Saturday, April 24, 2010

Playing And Mourning

Music may be usefully divided into two categories: works whose primary activity is that of playing and works whose primary concern is that of mourning. If one accepts that, as a verb, the play's the thing, then one accepts as well the presence or necessity of rules. Without rules, no matter how arbitrary, there can be no game. And playing cannot be easily distinguished from games. If one accepts rules, then one accepts the exception, the freedom from rules. One accepts rule-breaking and in the specific case of a musical rule like voice leading, one accepts the free note; in the case of a canon, one accepts the free voice. Here I think of the tenor voice in Tallis' Miserere Nostri, here I think as well of quartet of flutes in Ives' Unanswered Question.

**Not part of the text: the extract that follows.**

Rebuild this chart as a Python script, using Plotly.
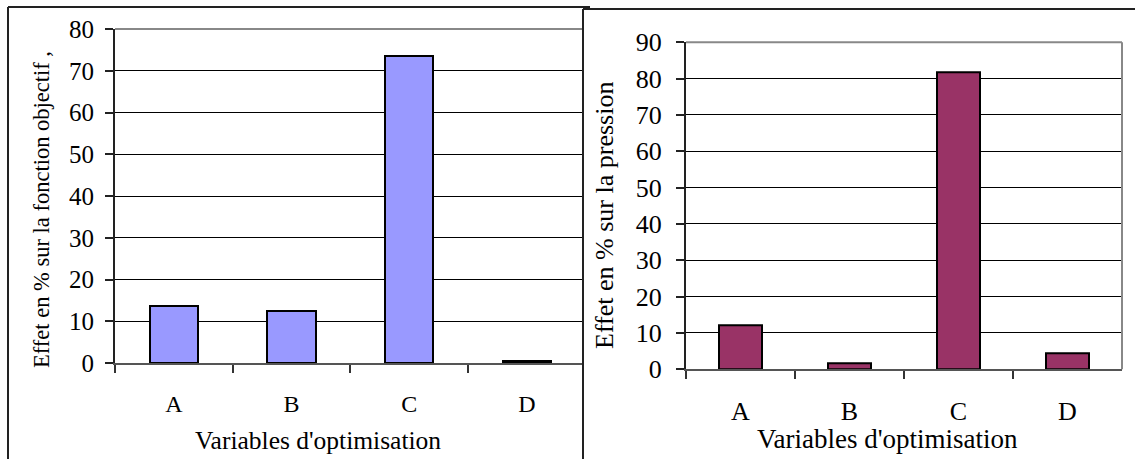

If one accepts mourning, then one accepts life and its sanctity. To mourn is to regret the absence of something, of someone. To mourn is to embrace life so that its absence is felt as a loss. But if one accepts life, then one must accept death as well for we cannot properly talk about life without mentioning death. To accept death is to accept memory, for mourning is an act of recalling. To accept memory is to accept forgetting, for memories are finite and one can forget. We mourn because without a life's presence, we can build no more new memories. Its store cannot grow. Only a forgetting is inevitable.

Transcriptions have for the longest time been utilitarian. They provided a means of transmitting information and functioned as a surrogate for memory. Transcriptions after the advent of recording technology have, more often than not, been seen from the point of view of irony. And yet, listening to Sciarrino's Bach transcription:



... irony is not a word that immediately comes to mind. Seeing irony in all transcriptions results from seeing all transcribing as an act of mourning: that one mourns the loss of notes that one can never reproduce with authenticity; the way the 19th century may be seen as a collective mourning of the loss of Beethoven. Transcribing in the post-iPod generation is motivated not by mourning but by play. Seeing this opens up a whole new avenue for understanding what it is a transcription attempts to do.

Playing. Mourning. Remembering. Forgetting. What we do in life. What others do in our stead when we die.